Heureusement, la maladresse de la diète germanique est venue à notre secours. Elle avait institué un tribunal arbitral pour prononcer sur les contestations élevées entre les princes et les peuples, et elle a repoussé la plainte du peuple hanovrien, parce qu’elle ne s’exhalait pas d’après les formes prescrites par cette constitution, qui n’existait plus. Le droit de nommer de tels arbitres n’était pas reconnu à la diète ; en les faisant servir cette seule fois à la défense des intérêts populaires, elle eût légitimé pour toujours sa compétence dans cette matière. Enfin, c’était peut-être la seule occasion où l’on pût donner raison à un peuple et tort à son prince sans risquer une révolution ; car la victoire de ce peuple n’aurait abouti qu’à conserver une constitution déjà éprouvée, et qui n’avait alarmé personne. Par cette concession adroitement faite et cette réprobation lancée contre un souverain qui n’était pas Allemand, la diète eût fait croire à sa justice et à la bonne foi des puissances par lesquelles les constitutions avaient été garanties à Vienne. Qui croira aujourd’hui à cette bonne foi ? Personne. Ainsi se dénouent de hautes questions politiques devant un tribunal de chambellans auxquels le roi Ernest a quelques cordons à distribuer.

Il faut que le gouvernement français, qui a trop négligé de si graves intérêts, se tienne pour bien averti que la même question doit se représenter encore. À Cassel, dans notre ancienne Westphalie, règne un prince électeur et co-régent, dont le mariage avec la comtesse de Schombourg a produit des enfans inhabiles à régner aux termes des lois de l’état. Ici donc, comme dans le Hanovre, un parent éloigné, un obscur général, viendra, en sa qualité d’agnat, réclamer ses droits à la couronne. Or, ici comme dans le Hanovre, cet agnat a déjà déclaré qu’il imiterait le roi Ernest, et déchirerait cette constitution à laquelle il n’a pas prêté serment. Voilà donc un peuple qui est instruit que sa loi fondamentale n’aura d’autre durée que celle de la vie de son prince, un peuple bien averti que sa constitution, garantie par les puissances, lui sera enlevée ; et si on lui conseille d’en appeler à la diète germanique, il sait d’avance, par l’exemple du Hanovre, quel cas fait la diète des prières des peuples et de leurs droits.

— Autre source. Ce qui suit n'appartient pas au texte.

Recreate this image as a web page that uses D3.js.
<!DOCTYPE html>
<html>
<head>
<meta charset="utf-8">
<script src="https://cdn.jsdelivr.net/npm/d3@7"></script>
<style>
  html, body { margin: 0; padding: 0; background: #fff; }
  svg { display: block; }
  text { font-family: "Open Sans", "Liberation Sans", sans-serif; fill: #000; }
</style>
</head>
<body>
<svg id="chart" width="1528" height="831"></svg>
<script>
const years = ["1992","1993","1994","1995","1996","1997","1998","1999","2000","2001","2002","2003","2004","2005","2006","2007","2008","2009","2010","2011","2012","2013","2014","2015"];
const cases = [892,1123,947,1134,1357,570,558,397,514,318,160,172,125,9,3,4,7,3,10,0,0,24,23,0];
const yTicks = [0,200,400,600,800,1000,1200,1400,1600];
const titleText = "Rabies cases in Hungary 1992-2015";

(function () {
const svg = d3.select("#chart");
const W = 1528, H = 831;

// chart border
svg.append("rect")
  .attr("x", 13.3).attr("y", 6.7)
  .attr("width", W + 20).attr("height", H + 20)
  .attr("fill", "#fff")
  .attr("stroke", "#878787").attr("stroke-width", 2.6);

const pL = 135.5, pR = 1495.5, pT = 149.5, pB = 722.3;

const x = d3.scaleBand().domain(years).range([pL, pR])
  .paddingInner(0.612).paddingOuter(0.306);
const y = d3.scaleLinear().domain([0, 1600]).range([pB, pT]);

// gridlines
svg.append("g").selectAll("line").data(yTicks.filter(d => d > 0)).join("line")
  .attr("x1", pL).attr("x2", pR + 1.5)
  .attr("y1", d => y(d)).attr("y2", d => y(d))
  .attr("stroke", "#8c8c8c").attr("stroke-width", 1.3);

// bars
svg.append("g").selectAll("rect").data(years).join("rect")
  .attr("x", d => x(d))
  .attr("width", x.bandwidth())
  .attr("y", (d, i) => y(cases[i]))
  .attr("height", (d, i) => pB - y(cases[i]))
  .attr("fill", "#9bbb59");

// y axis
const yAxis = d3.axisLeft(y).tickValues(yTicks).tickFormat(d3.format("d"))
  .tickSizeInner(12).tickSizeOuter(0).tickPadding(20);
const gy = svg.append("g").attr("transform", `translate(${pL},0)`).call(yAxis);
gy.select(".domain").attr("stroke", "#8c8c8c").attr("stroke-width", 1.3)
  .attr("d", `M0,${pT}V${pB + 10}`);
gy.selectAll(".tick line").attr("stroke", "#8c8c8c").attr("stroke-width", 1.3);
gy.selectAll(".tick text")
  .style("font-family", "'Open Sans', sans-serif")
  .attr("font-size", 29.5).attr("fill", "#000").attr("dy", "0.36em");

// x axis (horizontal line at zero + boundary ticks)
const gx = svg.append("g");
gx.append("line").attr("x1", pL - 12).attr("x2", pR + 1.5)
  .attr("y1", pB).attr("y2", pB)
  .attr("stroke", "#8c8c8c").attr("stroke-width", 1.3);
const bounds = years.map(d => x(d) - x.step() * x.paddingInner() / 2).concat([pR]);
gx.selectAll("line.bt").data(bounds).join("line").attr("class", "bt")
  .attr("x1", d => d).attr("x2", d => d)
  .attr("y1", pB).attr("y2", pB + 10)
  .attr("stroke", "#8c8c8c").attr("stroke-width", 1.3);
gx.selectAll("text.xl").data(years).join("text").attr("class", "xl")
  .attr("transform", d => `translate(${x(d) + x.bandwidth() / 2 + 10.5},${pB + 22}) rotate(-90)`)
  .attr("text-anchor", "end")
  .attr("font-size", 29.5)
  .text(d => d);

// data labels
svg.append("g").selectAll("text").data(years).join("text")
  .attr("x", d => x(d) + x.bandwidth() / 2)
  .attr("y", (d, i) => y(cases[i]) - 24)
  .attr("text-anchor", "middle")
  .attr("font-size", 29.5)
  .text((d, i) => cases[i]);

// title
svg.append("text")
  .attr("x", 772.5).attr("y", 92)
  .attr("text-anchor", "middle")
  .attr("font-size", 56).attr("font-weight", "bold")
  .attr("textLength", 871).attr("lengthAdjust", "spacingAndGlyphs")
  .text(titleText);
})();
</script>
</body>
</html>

Dans une semblable extrémité, les citoyens de la Hesse-Électorale ne feront, en tournant leurs regards vers la France, que s’en rapporter à l’un des arbitres naturels de leur sort. « Quoi ! diront-ils, parmi les puissances signataires des traités de Vienne, il n’en existera pas une seule qui protège notre indépendance, qu’elle a garantie, et nos droits, que sa foi a sanctifiés ! Ah ! malheur à la France, si elle n’accueillait pas nos plaintes, et si elle ne disait pas fièrement à l’Europe : Ce peuple sera et restera libre, d’abord parce que c’est justice, ensuite parce que moi, France, je l’ai signé. » Tel sera l’appel. Quelle sera notre réponse ?

Vous devez remarquer, monsieur, avec quel soin, dans ce tableau de l’influence que peut exercer la France sur l’Allemagne, je respecte la lettre des traités qui ont constitué dans ce pays le droit politique et le droit des gens.